Whether or not tenure is on the decline, it is clear that part-time teaching is on the rise and Alexandre correctly argues that the debate about tenure detracts from what should be an important discussion about the position of part-timers within the university system. He provides some insight into the different ways part-timers are treated in different education systems (Canadians get higher compensation than Americans) and the different models of part-time teaching within the university:

Conversely, the “career part-timer” and the “drive-by teaching” models seem to me to be the results of an inefficient system. It also seems likely that both models could be replaced by a special form of long-term and renewable teaching-focused contract.

Marc Bousquet is someone who has long been focused on the issue of academic labor practices in his blog, How the University Works. In a recent post he took a recent AFT survey to task precisely for focusing “on part-time faculty to the exclusion of all the other major categories of non-track faculty, including full-time nontenurable, graduate students, post-docs, staff, etc” thus giving a distorted view of the system as a whole.

The story being reported out of the survey is the part that isn’t news: The roughly 1/4 of all faculty who are moonlighting and teaching a course or two for love are happy with a psychic wage. (”I teach at the u,” over golf or mah-jong, delivers status compensation with both friends and professional associates in one’s primary profession.)

Asking this question of these people is a a little bit like surveying folks in a burger joint and “discovering” that they eat meat. Of course those who are teaching avocationally are mostly satisfied with working part-time.

When read critically, the survey means something very different: It has discovered that roughly half of the people in the burger joint are actually vegetarians! And even quite a few of the meat eaters think the fare could be improved.

That’s the interesting result–that half of all part-timers are trying to get something that isn’t on the menu. And most of the scholarship suggests that we’d all be a lot healthier if what they wanted (full academic citizenship) was available to them.
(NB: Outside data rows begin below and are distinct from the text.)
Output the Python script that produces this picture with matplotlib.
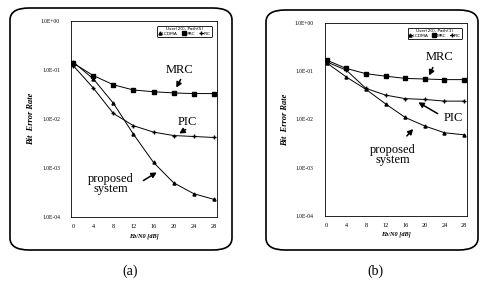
import matplotlib.pyplot as plt
import numpy as np
from matplotlib.patches import FancyBboxPatch, FancyArrowPatch

ebn0 = [0, 4, 8, 12, 16, 20, 24, 28]
y_ticks = [1e0, 1e-1, 1e-2, 1e-3, 1e-4]
y_tick_labels = ['1.0E+00', '1.0E-01', '1.0E-02', '1.0E-03', '1.0E-04']

# panel (a): User(20), Path(5)
a_icdma = [0.145, 0.066, 0.021, 0.0049, 0.0013, 0.0005, 0.0003, 0.00023]
a_mrc = [0.138, 0.077, 0.050, 0.039, 0.036, 0.034, 0.033, 0.033]
a_pic = [0.123, 0.043, 0.013, 0.0073, 0.0054, 0.0046, 0.0044, 0.0042]

# panel (b): User(20), Path(1)
b_icdma = [0.149, 0.076, 0.042, 0.021, 0.011, 0.0073, 0.0053, 0.0048]
b_mrc = [0.17, 0.114, 0.089, 0.079, 0.071, 0.069, 0.067, 0.067]
b_pic = [0.156, 0.105, 0.044, 0.032, 0.027, 0.026, 0.024, 0.024]

legend_titles = ['User(20), Path(5)', 'User(20), Path(1)']
series_names = ['I-CDMA', 'MRC', 'PIC']

W, H = 484, 299


def px(x, y):
    # pixel position -> figure fraction
    return x / W, 1 - y / H


def rounded_box(fig, x0, y0, x1, y1):
    fx0, fy1 = px(x0, y0)
    fx1, fy0 = px(x1, y1)
    box = FancyBboxPatch((fx0, fy0), fx1 - fx0, fy1 - fy0,
                         boxstyle='round,pad=0,rounding_size=0.04',
                         transform=fig.transFigure, fill=False,
                         ec='black', lw=1.2, zorder=0)
    fig.add_artist(box)


def draw_panel(ax, icdma, mrc, pic, title):
    ax.plot(ebn0, icdma, c='black', lw=0.7, marker='^', ms=2.2, label=series_names[0])
    ax.plot(ebn0, mrc, c='black', lw=0.7, marker='s', ms=3.2, label=series_names[1])
    ax.plot(ebn0, pic, c='black', lw=0.7, marker='+', ms=3.2, mew=1.0, label=series_names[2])
    ax.set_yscale('log')
    ax.set_ylim(1e-4, 1e0)
    ax.set_xlim(-0.4, 28.6)
    ax.set_xticks(ebn0)
    ax.set_xticklabels([str(v) for v in ebn0], fontsize=4.5, family='Liberation Serif')
    ax.set_yticks(y_ticks)
    ax.set_yticklabels(y_tick_labels, fontsize=4, family='Liberation Serif')
    ax.minorticks_off()
    ax.tick_params(axis='x', length=0, pad=5)
    ax.tick_params(axis='y', length=0, pad=8)
    ax.set_xlabel('Eb/N0 [dB]', fontsize=4.5, style='italic', weight='bold',
                  family='Liberation Serif', labelpad=3)
    ax.set_ylabel('Bit  Error Rate', fontsize=6, style='italic', weight='bold',
                  family='Liberation Serif', labelpad=4)
    for s in ax.spines.values():
        s.set_linestyle((0, (2, 1)))
        s.set_linewidth(0.6)
    leg = ax.legend(title=title, ncol=3, loc='upper right', fontsize=3.2,
                    title_fontsize=3.2, fancybox=True, framealpha=1,
                    edgecolor='black', handlelength=0.6, handletextpad=0.2,
                    columnspacing=1.0, borderpad=0.3, labelspacing=0.1,
                    bbox_to_anchor=(0.98, 0.985))
    leg.get_frame().set_linewidth(0.6)


def label(fig, text, xy_px):
    fig.text(*px(*xy_px), text, fontsize=9, family='Liberation Serif',
             ha='center', va='center', linespacing=0.85)


def arrow(fig, start_px, end_px):
    fig.add_artist(FancyArrowPatch(
        px(*start_px), px(*end_px), transform=fig.transFigure,
        arrowstyle='-|>,head_length=3,head_width=1.6', lw=1.1, color='black'))


def main():
    fig = plt.figure(figsize=(W / 100, H / 100), dpi=100)

    rounded_box(fig, 10, 8, 232, 250)
    rounded_box(fig, 266, 10, 478, 250)

    ax1 = fig.add_axes([0.147, 0.274, 0.301, 0.656])
    ax2 = fig.add_axes([0.671, 0.278, 0.294, 0.645])
    draw_panel(ax1, a_icdma, a_mrc, a_pic, legend_titles[0])
    draw_panel(ax2, b_icdma, b_mrc, b_pic, legend_titles[1])

    # labels on panel (a)
    label(fig, 'MRC', (180, 70))
    arrow(fig, (182, 77), (175, 90))
    label(fig, 'PIC', (187, 122))
    arrow(fig, (188, 128), (177, 135))
    label(fig, 'proposed\nsystem', (111, 184))
    arrow(fig, (141, 182), (159, 171))

    # labels on panel (b)
    label(fig, 'MRC', (440, 57))
    arrow(fig, (434, 65), (428, 78))
    label(fig, 'PIC', (453, 118))
    arrow(fig, (440, 115), (416, 101))
    label(fig, 'proposed\nsystem', (393, 155))
    arrow(fig, (405, 138), (415, 127))

    fig.text(*px(130, 271), '(a)', fontsize=10, family='Liberation Serif',
             ha='center', va='center')
    fig.text(*px(375, 271), '(b)', fontsize=10, family='Liberation Serif',
             ha='center', va='center')

    fig.savefig('out.png', dpi=100)


if __name__ == '__main__':
    main()
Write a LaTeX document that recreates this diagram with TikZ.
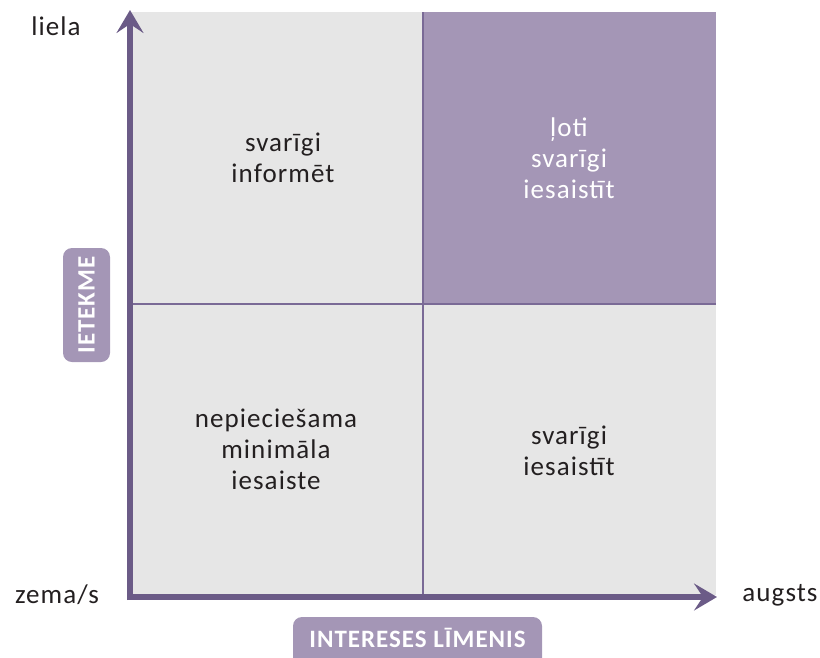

Tenure and academic freedom are important, but any real discussion of higher education needs to look beyond issues of academic freedom and elite institutions and start looking at ways to improve the lives of the increasingly vast lumpenprofessoriate.

5 thoughts on “On Beyond Tenure

  1. Not thirty minutes before I read this, I was plowing through Piven and Cloward’s Regulating the Poor and reading the bit about the growth of temporary workers. I immediately thought about this exact situation.

  2. Here’s a study I’d like to see: how many jobs that are advertised as restricted, non-tenure track with the possibility of converting to tenure track actually convert non-tenure positions to tenured ones. I see this in ads all the time, but I know only one person who has successfully navigated such a transition. It was in the sciences and the person has a Ph.D from Harvard.

    My hypothesis is that this is either a cynical move on the part of departments seeking to manipulate hires into busting their butts without any real intention of converting them to tenure track, or else it is a vestigial tail — a hold over from another era when such transitions were more likely.

  3. @Matt: Talk of conversion to TT, at least for our department, usually just represents a collective wish (more so than anything grounded in reality) that the department will get another such line from the administration.

  4. I think that language is code for “we’re trying to do a spousal hire but if someone else is accidentally hired we’d like a do-over”.

  5. I think spousal hires are an urban legend. They only ever happen at R1’s flush with cash or when the spouse actually walks on water.